REQUEST.
Transcribe the entries below exactly.

______________________________

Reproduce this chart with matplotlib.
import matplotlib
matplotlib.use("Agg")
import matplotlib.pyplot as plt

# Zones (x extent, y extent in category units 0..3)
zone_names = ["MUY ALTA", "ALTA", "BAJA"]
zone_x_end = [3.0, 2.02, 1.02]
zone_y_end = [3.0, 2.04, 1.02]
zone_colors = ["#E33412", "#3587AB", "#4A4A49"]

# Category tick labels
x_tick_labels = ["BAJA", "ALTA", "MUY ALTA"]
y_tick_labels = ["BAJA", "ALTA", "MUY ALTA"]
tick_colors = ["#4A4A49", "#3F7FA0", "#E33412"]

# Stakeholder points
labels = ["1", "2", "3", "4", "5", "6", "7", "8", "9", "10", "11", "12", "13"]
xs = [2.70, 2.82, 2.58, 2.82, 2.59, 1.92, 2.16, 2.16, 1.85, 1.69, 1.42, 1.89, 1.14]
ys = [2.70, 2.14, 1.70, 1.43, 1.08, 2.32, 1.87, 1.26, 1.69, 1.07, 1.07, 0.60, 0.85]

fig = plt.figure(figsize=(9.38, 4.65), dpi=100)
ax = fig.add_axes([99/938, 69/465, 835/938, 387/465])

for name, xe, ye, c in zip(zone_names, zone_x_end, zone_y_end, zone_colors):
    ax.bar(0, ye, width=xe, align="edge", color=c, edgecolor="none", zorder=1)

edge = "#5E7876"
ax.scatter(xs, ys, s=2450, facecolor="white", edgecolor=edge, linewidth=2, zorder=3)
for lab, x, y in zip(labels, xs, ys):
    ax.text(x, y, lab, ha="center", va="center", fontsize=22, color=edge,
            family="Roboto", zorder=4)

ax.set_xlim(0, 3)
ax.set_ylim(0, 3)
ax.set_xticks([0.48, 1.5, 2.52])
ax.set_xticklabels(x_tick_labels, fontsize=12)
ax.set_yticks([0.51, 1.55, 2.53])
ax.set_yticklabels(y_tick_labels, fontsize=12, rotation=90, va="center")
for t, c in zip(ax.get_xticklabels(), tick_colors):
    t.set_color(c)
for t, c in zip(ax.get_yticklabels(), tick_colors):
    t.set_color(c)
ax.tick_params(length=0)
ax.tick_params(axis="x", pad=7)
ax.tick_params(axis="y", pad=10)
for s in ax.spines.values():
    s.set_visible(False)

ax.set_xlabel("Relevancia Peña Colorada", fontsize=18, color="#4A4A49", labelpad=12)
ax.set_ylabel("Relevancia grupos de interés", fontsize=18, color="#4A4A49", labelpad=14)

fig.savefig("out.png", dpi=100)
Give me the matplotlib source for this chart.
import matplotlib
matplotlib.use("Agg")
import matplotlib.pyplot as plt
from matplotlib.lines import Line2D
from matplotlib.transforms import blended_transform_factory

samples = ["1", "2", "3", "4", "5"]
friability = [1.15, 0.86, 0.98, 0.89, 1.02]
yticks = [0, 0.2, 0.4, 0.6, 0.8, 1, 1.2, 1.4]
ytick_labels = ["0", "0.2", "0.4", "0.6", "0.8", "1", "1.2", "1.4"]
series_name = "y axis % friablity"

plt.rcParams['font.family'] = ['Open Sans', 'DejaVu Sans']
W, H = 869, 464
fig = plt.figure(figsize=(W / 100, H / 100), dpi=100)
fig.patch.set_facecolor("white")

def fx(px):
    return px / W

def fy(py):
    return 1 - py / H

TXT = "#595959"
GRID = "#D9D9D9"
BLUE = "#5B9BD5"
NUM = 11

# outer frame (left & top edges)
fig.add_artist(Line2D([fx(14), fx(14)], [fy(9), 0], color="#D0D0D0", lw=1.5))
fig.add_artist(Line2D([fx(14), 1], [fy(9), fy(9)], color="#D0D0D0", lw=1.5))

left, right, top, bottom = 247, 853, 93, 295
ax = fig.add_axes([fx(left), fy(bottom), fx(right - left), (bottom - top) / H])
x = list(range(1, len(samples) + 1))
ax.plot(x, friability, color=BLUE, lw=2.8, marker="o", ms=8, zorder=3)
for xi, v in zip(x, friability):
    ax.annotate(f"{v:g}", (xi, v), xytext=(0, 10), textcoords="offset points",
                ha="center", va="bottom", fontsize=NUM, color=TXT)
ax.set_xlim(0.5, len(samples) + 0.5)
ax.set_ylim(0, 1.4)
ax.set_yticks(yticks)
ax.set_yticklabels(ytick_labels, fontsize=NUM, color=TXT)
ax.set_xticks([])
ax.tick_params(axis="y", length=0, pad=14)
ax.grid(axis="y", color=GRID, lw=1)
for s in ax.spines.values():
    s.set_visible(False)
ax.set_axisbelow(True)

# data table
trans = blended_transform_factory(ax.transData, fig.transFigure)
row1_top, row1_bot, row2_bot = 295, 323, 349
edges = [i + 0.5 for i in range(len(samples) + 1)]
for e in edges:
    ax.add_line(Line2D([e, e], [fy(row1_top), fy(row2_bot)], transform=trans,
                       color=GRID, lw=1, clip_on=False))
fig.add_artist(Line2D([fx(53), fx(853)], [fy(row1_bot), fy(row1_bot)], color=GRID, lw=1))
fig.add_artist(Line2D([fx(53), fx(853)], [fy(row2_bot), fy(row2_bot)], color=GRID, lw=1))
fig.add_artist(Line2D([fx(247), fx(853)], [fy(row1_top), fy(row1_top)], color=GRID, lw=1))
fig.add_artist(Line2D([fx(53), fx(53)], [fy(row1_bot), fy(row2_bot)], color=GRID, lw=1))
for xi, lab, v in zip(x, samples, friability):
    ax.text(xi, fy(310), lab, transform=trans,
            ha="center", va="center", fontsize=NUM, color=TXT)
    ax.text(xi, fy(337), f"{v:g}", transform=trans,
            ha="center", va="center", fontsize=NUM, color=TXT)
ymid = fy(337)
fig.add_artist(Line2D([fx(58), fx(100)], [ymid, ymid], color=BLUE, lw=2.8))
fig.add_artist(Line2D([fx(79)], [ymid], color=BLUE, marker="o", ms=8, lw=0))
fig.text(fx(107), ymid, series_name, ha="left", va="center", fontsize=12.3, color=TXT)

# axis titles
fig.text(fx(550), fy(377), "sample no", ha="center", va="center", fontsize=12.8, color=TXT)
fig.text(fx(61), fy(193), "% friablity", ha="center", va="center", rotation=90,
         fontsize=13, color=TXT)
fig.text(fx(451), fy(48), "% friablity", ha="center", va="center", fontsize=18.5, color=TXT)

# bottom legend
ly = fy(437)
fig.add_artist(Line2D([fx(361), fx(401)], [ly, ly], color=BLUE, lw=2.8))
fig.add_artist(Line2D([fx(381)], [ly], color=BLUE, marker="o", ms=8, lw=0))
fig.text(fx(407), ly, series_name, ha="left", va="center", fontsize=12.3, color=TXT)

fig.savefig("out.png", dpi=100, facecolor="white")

______________________________

TASK RESULT.
Reproduce this chart with matplotlib.
import matplotlib
matplotlib.use("Agg")
import matplotlib.pyplot as plt

# Zones (x extent, y extent in category units 0..3)
zone_names = ["MUY ALTA", "ALTA", "BAJA"]
zone_x_end = [3.0, 2.02, 1.02]
zone_y_end = [3.0, 2.04, 1.02]
zone_colors = ["#E33412", "#3587AB", "#4A4A49"]

# Category tick labels
x_tick_labels = ["BAJA", "ALTA", "MUY ALTA"]
y_tick_labels = ["BAJA", "ALTA", "MUY ALTA"]
tick_colors = ["#4A4A49", "#3F7FA0", "#E33412"]

# Stakeholder points
labels = ["1", "2", "3", "4", "5", "6", "7", "8", "9", "10", "11", "12", "13"]
xs = [2.70, 2.82, 2.58, 2.82, 2.59, 1.92, 2.16, 2.16, 1.85, 1.69, 1.42, 1.89, 1.14]
ys = [2.70, 2.14, 1.70, 1.43, 1.08, 2.32, 1.87, 1.26, 1.69, 1.07, 1.07, 0.60, 0.85]

fig = plt.figure(figsize=(9.38, 4.65), dpi=100)
ax = fig.add_axes([99/938, 69/465, 835/938, 387/465])

for name, xe, ye, c in zip(zone_names, zone_x_end, zone_y_end, zone_colors):
    ax.bar(0, ye, width=xe, align="edge", color=c, edgecolor="none", zorder=1)

edge = "#5E7876"
ax.scatter(xs, ys, s=2450, facecolor="white", edgecolor=edge, linewidth=2, zorder=3)
for lab, x, y in zip(labels, xs, ys):
    ax.text(x, y, lab, ha="center", va="center", fontsize=22, color=edge,
            family="Roboto", zorder=4)

ax.set_xlim(0, 3)
ax.set_ylim(0, 3)
ax.set_xticks([0.48, 1.5, 2.52])
ax.set_xticklabels(x_tick_labels, fontsize=12)
ax.set_yticks([0.51, 1.55, 2.53])
ax.set_yticklabels(y_tick_labels, fontsize=12, rotation=90, va="center")
for t, c in zip(ax.get_xticklabels(), tick_colors):
    t.set_color(c)
for t, c in zip(ax.get_yticklabels(), tick_colors):
    t.set_color(c)
ax.tick_params(length=0)
ax.tick_params(axis="x", pad=7)
ax.tick_params(axis="y", pad=10)
for s in ax.spines.values():
    s.set_visible(False)

ax.set_xlabel("Relevancia Peña Colorada", fontsize=18, color="#4A4A49", labelpad=12)
ax.set_ylabel("Relevancia grupos de interés", fontsize=18, color="#4A4A49", labelpad=14)

fig.savefig("out.png", dpi=100)
Give me the matplotlib source for this chart.
import matplotlib
matplotlib.use("Agg")
import matplotlib.pyplot as plt
from matplotlib.lines import Line2D
from matplotlib.transforms import blended_transform_factory

samples = ["1", "2", "3", "4", "5"]
friability = [1.15, 0.86, 0.98, 0.89, 1.02]
yticks = [0, 0.2, 0.4, 0.6, 0.8, 1, 1.2, 1.4]
ytick_labels = ["0", "0.2", "0.4", "0.6", "0.8", "1", "1.2", "1.4"]
series_name = "y axis % friablity"

plt.rcParams['font.family'] = ['Open Sans', 'DejaVu Sans']
W, H = 869, 464
fig = plt.figure(figsize=(W / 100, H / 100), dpi=100)
fig.patch.set_facecolor("white")

def fx(px):
    return px / W

def fy(py):
    return 1 - py / H

TXT = "#595959"
GRID = "#D9D9D9"
BLUE = "#5B9BD5"
NUM = 11

# outer frame (left & top edges)
fig.add_artist(Line2D([fx(14), fx(14)], [fy(9), 0], color="#D0D0D0", lw=1.5))
fig.add_artist(Line2D([fx(14), 1], [fy(9), fy(9)], color="#D0D0D0", lw=1.5))

left, right, top, bottom = 247, 853, 93, 295
ax = fig.add_axes([fx(left), fy(bottom), fx(right - left), (bottom - top) / H])
x = list(range(1, len(samples) + 1))
ax.plot(x, friability, color=BLUE, lw=2.8, marker="o", ms=8, zorder=3)
for xi, v in zip(x, friability):
    ax.annotate(f"{v:g}", (xi, v), xytext=(0, 10), textcoords="offset points",
                ha="center", va="bottom", fontsize=NUM, color=TXT)
ax.set_xlim(0.5, len(samples) + 0.5)
ax.set_ylim(0, 1.4)
ax.set_yticks(yticks)
ax.set_yticklabels(ytick_labels, fontsize=NUM, color=TXT)
ax.set_xticks([])
ax.tick_params(axis="y", length=0, pad=14)
ax.grid(axis="y", color=GRID, lw=1)
for s in ax.spines.values():
    s.set_visible(False)
ax.set_axisbelow(True)

# data table
trans = blended_transform_factory(ax.transData, fig.transFigure)
row1_top, row1_bot, row2_bot = 295, 323, 349
edges = [i + 0.5 for i in range(len(samples) + 1)]
for e in edges:
    ax.add_line(Line2D([e, e], [fy(row1_top), fy(row2_bot)], transform=trans,
                       color=GRID, lw=1, clip_on=False))
fig.add_artist(Line2D([fx(53), fx(853)], [fy(row1_bot), fy(row1_bot)], color=GRID, lw=1))
fig.add_artist(Line2D([fx(53), fx(853)], [fy(row2_bot), fy(row2_bot)], color=GRID, lw=1))
fig.add_artist(Line2D([fx(247), fx(853)], [fy(row1_top), fy(row1_top)], color=GRID, lw=1))
fig.add_artist(Line2D([fx(53), fx(53)], [fy(row1_bot), fy(row2_bot)], color=GRID, lw=1))
for xi, lab, v in zip(x, samples, friability):
    ax.text(xi, fy(310), lab, transform=trans,
            ha="center", va="center", fontsize=NUM, color=TXT)
    ax.text(xi, fy(337), f"{v:g}", transform=trans,
            ha="center", va="center", fontsize=NUM, color=TXT)
ymid = fy(337)
fig.add_artist(Line2D([fx(58), fx(100)], [ymid, ymid], color=BLUE, lw=2.8))
fig.add_artist(Line2D([fx(79)], [ymid], color=BLUE, marker="o", ms=8, lw=0))
fig.text(fx(107), ymid, series_name, ha="left", va="center", fontsize=12.3, color=TXT)

# axis titles
fig.text(fx(550), fy(377), "sample no", ha="center", va="center", fontsize=12.8, color=TXT)
fig.text(fx(61), fy(193), "% friablity", ha="center", va="center", rotation=90,
         fontsize=13, color=TXT)
fig.text(fx(451), fy(48), "% friablity", ha="center", va="center", fontsize=18.5, color=TXT)

# bottom legend
ly = fy(437)
fig.add_artist(Line2D([fx(361), fx(401)], [ly, ly], color=BLUE, lw=2.8))
fig.add_artist(Line2D([fx(381)], [ly], color=BLUE, marker="o", ms=8, lw=0))
fig.text(fx(407), ly, series_name, ha="left", va="center", fontsize=12.3, color=TXT)

fig.savefig("out.png", dpi=100, facecolor="white")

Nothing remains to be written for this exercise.